*Problem requirements*: Write out the records below from the first line through the line containing "vmin, vmax = 0, 111", leaving out any pictures.

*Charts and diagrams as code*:
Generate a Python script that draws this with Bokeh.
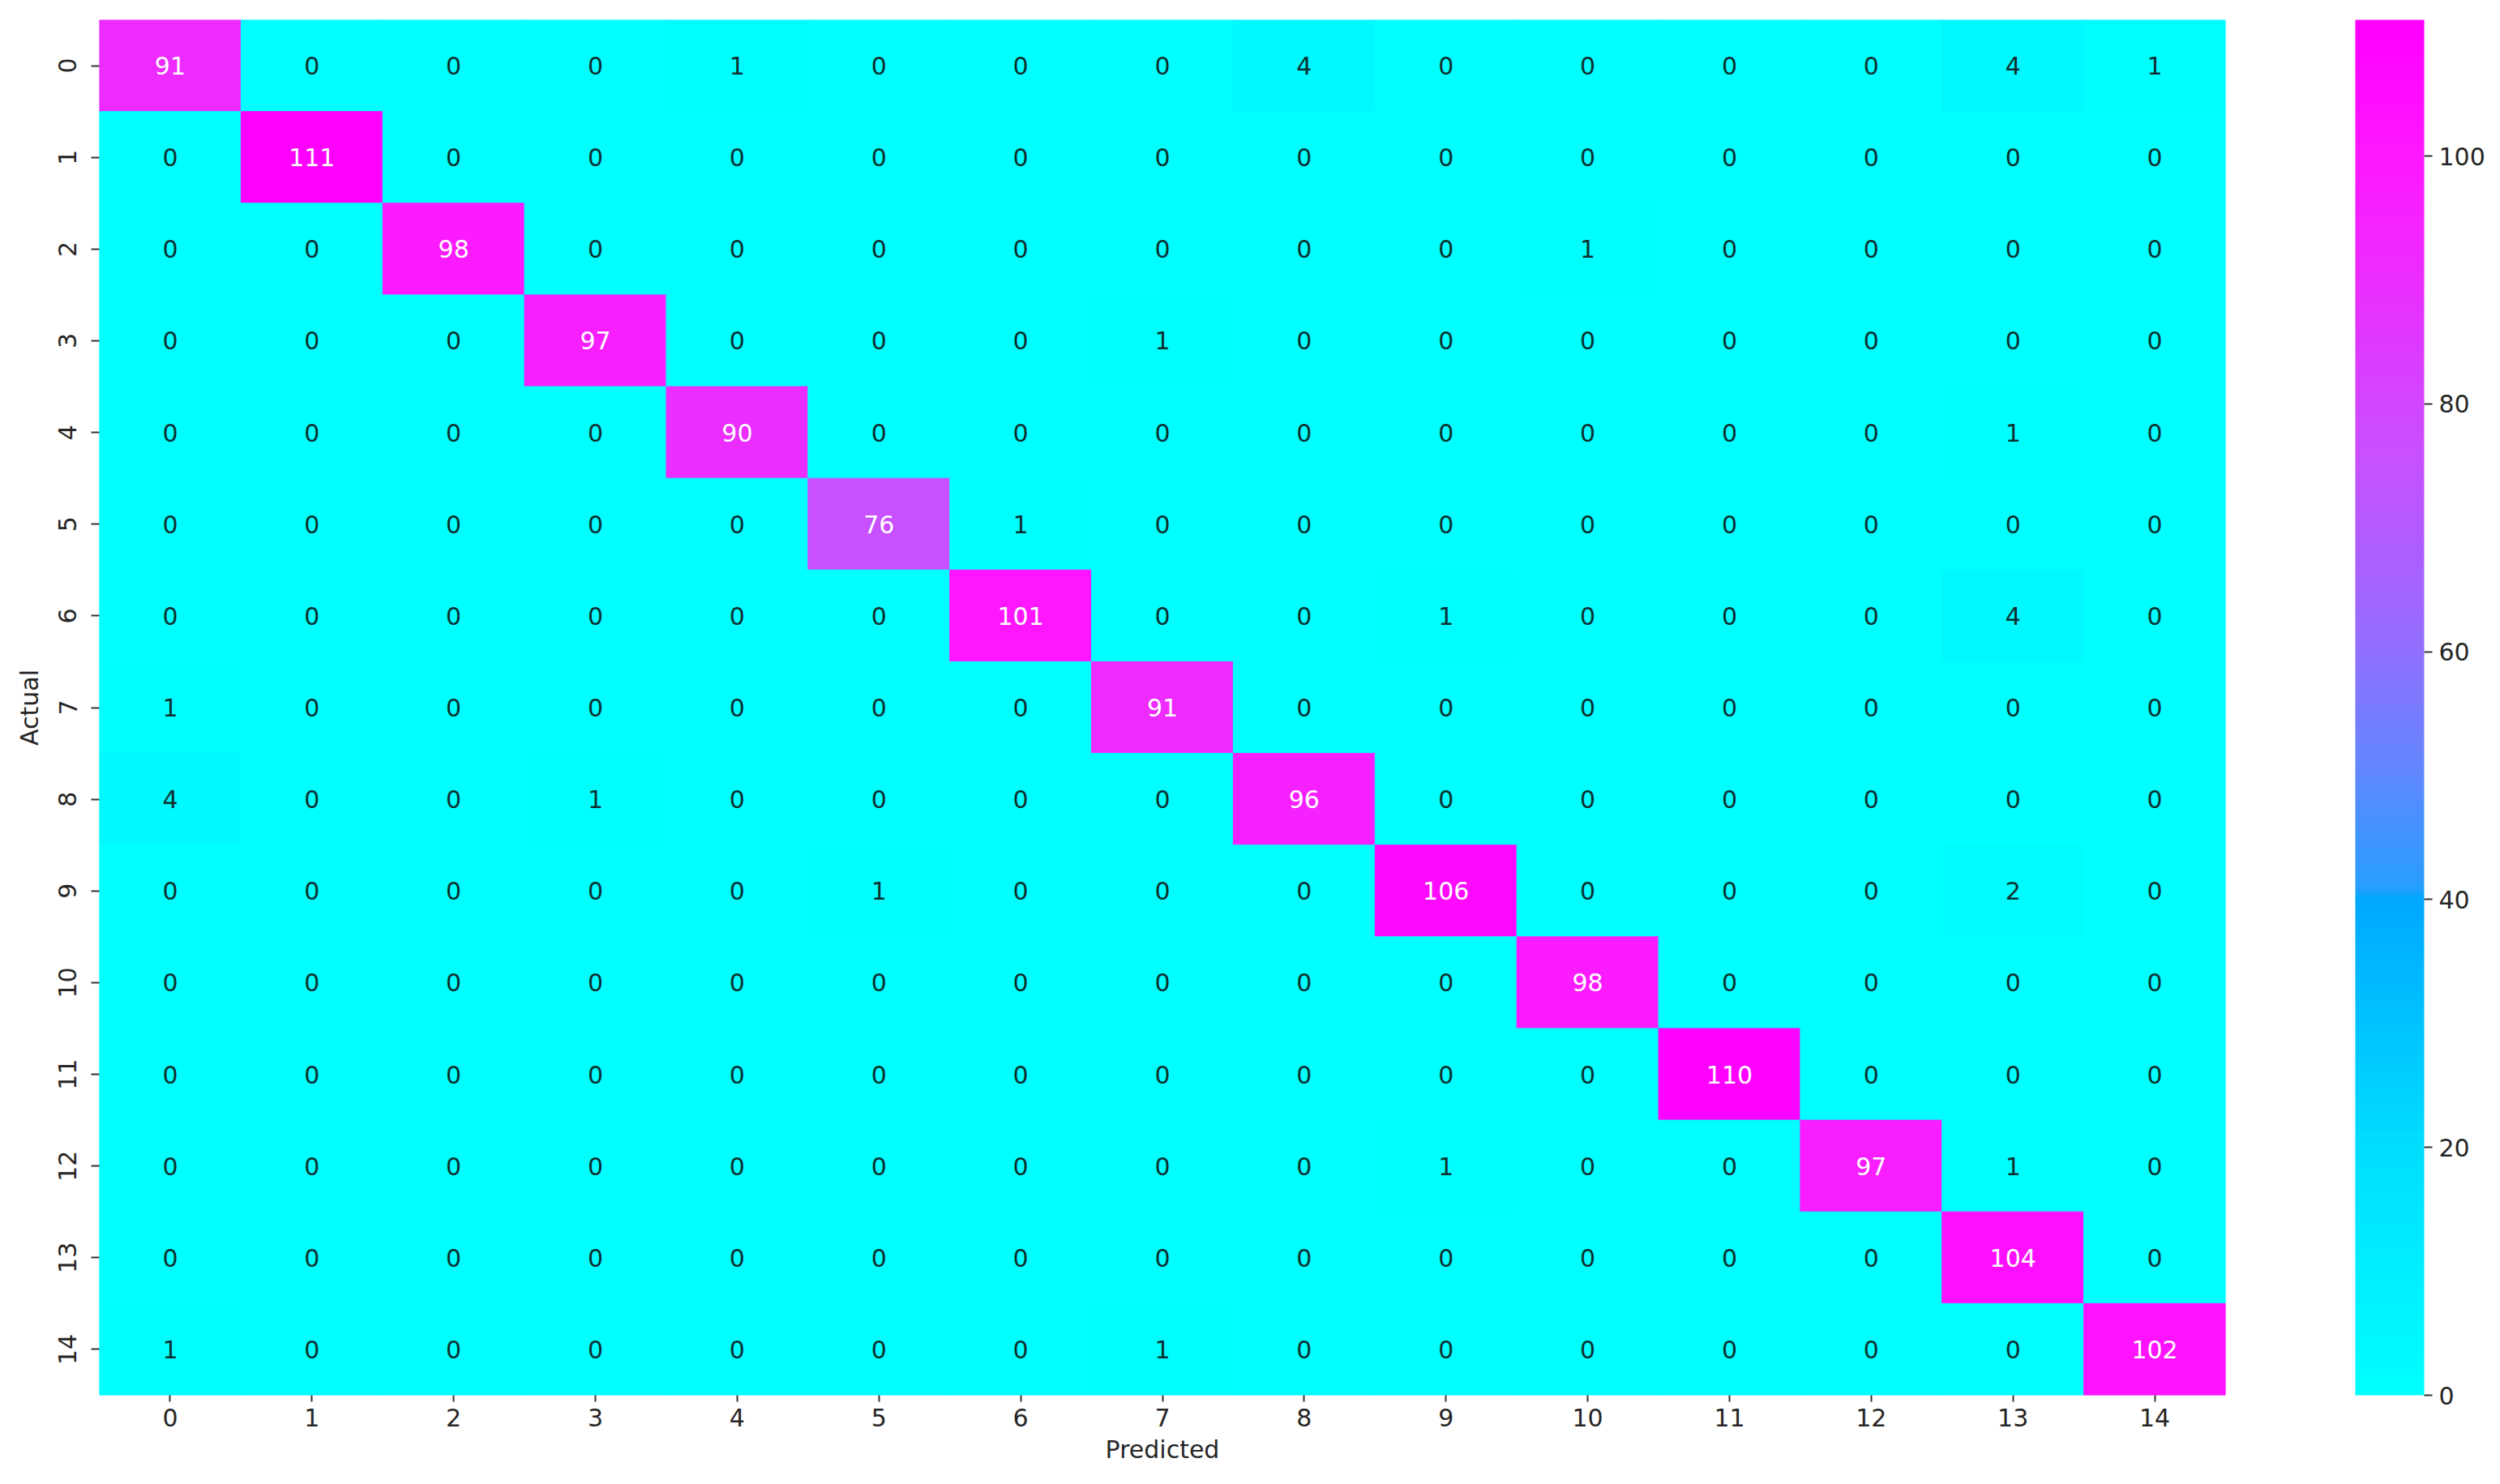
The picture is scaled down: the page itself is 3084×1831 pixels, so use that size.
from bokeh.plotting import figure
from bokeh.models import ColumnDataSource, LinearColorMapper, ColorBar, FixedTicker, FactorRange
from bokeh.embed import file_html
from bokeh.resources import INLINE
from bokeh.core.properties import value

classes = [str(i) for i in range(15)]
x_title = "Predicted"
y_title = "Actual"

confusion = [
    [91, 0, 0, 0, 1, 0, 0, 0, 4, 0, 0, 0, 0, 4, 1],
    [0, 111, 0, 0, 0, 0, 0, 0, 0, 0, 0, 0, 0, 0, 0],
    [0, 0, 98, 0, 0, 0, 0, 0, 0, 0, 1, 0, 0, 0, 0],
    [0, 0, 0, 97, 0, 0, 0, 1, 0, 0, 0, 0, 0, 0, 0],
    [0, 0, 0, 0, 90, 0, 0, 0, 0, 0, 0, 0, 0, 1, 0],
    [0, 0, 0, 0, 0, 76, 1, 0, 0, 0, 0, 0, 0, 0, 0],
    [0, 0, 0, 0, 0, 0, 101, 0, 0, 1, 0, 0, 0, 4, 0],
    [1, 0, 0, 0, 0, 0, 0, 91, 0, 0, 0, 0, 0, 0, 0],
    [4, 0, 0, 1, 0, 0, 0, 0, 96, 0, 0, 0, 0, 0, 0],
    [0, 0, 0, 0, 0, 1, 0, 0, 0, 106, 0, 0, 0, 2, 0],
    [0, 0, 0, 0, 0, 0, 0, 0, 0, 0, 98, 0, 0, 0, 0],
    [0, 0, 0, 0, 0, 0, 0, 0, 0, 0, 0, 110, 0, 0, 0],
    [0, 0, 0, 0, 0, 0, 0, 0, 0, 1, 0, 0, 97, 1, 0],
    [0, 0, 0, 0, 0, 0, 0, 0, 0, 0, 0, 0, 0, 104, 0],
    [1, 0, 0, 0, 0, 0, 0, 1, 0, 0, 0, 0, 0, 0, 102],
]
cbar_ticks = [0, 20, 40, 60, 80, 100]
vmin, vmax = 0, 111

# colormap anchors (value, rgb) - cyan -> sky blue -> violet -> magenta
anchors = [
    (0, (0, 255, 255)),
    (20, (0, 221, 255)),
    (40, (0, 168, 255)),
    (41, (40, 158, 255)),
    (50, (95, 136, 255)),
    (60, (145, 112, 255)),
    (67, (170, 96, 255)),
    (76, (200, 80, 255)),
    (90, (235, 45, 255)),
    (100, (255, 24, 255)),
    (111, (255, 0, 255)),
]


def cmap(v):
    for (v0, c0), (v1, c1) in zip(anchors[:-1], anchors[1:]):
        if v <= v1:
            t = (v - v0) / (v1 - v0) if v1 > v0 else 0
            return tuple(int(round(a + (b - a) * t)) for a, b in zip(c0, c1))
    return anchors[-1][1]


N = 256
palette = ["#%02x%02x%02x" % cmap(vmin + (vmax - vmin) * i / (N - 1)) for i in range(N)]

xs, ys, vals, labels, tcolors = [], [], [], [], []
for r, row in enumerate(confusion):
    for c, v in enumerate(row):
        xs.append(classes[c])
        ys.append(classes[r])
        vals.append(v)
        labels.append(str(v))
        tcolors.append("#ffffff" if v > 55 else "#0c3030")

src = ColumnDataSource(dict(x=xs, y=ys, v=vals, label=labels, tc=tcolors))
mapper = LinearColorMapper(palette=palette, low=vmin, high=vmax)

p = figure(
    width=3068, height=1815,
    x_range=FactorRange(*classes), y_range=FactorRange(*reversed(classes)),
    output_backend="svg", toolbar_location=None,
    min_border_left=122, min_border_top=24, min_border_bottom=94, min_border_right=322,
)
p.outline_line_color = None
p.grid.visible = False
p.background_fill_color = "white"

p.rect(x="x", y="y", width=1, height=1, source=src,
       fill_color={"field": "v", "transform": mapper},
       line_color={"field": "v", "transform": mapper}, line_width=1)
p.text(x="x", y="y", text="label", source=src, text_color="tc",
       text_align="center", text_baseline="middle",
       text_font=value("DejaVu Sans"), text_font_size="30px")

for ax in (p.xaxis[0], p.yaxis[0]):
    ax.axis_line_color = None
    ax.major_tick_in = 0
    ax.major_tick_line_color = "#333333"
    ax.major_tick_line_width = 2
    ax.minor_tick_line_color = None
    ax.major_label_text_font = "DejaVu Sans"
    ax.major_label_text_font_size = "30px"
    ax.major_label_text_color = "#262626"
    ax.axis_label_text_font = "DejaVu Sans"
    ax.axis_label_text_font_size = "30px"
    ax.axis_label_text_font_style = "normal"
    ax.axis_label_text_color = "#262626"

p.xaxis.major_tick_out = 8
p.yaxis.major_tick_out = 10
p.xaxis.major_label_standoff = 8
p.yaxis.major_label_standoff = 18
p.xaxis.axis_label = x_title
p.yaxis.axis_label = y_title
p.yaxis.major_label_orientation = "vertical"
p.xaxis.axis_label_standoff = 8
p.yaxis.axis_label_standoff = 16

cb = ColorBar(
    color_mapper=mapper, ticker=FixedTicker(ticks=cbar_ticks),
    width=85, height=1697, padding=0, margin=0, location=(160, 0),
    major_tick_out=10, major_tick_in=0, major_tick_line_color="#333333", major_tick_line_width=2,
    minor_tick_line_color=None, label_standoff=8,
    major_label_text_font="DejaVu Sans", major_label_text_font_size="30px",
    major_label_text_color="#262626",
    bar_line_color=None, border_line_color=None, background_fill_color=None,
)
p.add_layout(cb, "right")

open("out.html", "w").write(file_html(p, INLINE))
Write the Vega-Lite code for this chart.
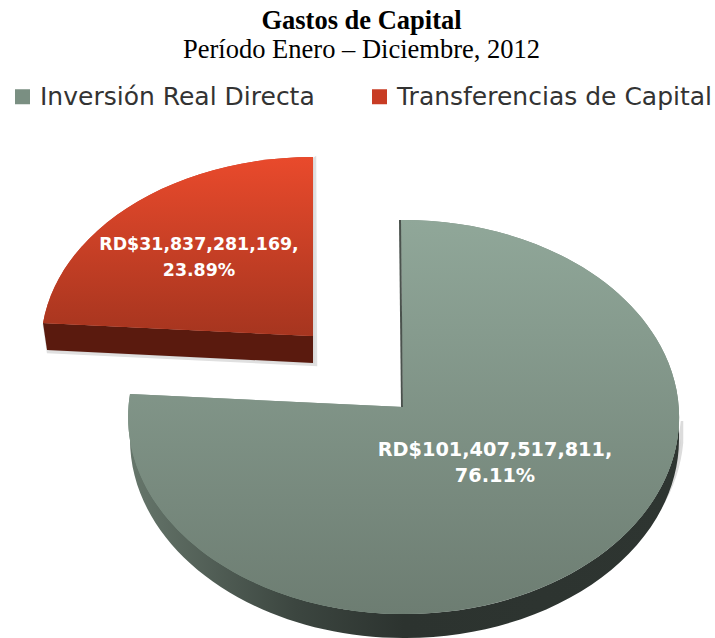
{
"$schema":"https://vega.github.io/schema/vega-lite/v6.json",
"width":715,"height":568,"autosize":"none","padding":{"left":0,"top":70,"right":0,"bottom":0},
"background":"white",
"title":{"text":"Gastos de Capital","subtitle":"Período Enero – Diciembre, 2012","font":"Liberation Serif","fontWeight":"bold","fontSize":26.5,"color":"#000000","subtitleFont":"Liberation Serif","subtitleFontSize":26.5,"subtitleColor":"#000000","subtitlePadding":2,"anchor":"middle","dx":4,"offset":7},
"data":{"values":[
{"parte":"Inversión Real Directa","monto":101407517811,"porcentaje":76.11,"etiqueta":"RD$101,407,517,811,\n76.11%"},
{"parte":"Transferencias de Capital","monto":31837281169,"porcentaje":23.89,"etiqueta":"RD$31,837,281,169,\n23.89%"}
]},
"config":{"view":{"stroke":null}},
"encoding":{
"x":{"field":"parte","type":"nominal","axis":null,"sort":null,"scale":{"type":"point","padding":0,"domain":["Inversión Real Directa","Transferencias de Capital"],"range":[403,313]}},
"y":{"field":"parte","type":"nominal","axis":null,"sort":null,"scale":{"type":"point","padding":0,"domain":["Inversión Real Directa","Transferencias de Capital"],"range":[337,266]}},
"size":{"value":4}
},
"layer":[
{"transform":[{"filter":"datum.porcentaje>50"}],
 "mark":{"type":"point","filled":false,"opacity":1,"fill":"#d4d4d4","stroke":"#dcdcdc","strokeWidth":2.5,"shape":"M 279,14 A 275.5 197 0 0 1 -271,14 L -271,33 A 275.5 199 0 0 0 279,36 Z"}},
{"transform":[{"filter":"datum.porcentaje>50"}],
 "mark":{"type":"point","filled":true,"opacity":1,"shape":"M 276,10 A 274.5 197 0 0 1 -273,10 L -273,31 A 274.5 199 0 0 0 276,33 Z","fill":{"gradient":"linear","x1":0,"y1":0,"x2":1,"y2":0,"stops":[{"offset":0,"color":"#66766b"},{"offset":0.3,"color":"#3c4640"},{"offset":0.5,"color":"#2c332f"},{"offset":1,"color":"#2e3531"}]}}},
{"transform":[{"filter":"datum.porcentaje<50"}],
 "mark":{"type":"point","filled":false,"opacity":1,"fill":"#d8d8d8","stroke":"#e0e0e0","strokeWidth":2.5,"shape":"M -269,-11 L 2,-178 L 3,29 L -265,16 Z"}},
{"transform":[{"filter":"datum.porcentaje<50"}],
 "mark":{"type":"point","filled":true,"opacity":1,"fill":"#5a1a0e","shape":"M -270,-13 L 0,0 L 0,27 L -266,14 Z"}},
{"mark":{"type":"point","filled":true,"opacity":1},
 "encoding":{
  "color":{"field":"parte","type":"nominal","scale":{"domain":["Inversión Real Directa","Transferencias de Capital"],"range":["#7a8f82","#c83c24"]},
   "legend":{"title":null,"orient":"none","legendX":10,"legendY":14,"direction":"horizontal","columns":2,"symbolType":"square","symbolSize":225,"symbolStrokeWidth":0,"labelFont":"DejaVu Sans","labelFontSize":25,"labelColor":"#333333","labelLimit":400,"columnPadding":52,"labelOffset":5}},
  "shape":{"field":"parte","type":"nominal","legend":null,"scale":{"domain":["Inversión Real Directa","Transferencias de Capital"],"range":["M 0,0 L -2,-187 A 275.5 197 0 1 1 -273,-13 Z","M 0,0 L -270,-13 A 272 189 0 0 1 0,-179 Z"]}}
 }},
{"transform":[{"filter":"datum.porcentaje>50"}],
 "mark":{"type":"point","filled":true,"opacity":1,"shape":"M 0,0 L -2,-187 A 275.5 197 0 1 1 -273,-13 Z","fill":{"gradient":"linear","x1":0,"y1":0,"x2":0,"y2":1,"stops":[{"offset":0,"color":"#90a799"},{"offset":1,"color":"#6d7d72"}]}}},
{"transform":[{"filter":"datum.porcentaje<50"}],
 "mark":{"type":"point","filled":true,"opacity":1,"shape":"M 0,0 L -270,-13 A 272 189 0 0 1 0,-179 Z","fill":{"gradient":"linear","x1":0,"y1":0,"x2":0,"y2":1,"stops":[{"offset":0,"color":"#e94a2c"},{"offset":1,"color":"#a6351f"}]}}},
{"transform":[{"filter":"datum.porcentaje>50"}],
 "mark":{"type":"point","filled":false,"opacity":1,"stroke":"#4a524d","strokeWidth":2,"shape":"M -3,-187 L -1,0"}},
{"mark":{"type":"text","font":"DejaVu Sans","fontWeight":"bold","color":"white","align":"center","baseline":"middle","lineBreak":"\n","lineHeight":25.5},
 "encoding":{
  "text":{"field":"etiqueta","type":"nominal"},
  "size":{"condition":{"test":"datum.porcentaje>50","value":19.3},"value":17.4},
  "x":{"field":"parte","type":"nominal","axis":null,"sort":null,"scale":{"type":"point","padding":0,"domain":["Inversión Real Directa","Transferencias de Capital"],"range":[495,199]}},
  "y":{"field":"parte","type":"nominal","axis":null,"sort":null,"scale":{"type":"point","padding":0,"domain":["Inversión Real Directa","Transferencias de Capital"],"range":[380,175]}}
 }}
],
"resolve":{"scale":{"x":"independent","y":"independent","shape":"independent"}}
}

*Correct result*:
Generate a Python script that draws this with Bokeh.
The picture is scaled down: the page itself is 3084×1831 pixels, so use that size.
from bokeh.plotting import figure
from bokeh.models import ColumnDataSource, LinearColorMapper, ColorBar, FixedTicker, FactorRange
from bokeh.embed import file_html
from bokeh.resources import INLINE
from bokeh.core.properties import value

classes = [str(i) for i in range(15)]
x_title = "Predicted"
y_title = "Actual"

confusion = [
    [91, 0, 0, 0, 1, 0, 0, 0, 4, 0, 0, 0, 0, 4, 1],
    [0, 111, 0, 0, 0, 0, 0, 0, 0, 0, 0, 0, 0, 0, 0],
    [0, 0, 98, 0, 0, 0, 0, 0, 0, 0, 1, 0, 0, 0, 0],
    [0, 0, 0, 97, 0, 0, 0, 1, 0, 0, 0, 0, 0, 0, 0],
    [0, 0, 0, 0, 90, 0, 0, 0, 0, 0, 0, 0, 0, 1, 0],
    [0, 0, 0, 0, 0, 76, 1, 0, 0, 0, 0, 0, 0, 0, 0],
    [0, 0, 0, 0, 0, 0, 101, 0, 0, 1, 0, 0, 0, 4, 0],
    [1, 0, 0, 0, 0, 0, 0, 91, 0, 0, 0, 0, 0, 0, 0],
    [4, 0, 0, 1, 0, 0, 0, 0, 96, 0, 0, 0, 0, 0, 0],
    [0, 0, 0, 0, 0, 1, 0, 0, 0, 106, 0, 0, 0, 2, 0],
    [0, 0, 0, 0, 0, 0, 0, 0, 0, 0, 98, 0, 0, 0, 0],
    [0, 0, 0, 0, 0, 0, 0, 0, 0, 0, 0, 110, 0, 0, 0],
    [0, 0, 0, 0, 0, 0, 0, 0, 0, 1, 0, 0, 97, 1, 0],
    [0, 0, 0, 0, 0, 0, 0, 0, 0, 0, 0, 0, 0, 104, 0],
    [1, 0, 0, 0, 0, 0, 0, 1, 0, 0, 0, 0, 0, 0, 102],
]
cbar_ticks = [0, 20, 40, 60, 80, 100]
vmin, vmax = 0, 111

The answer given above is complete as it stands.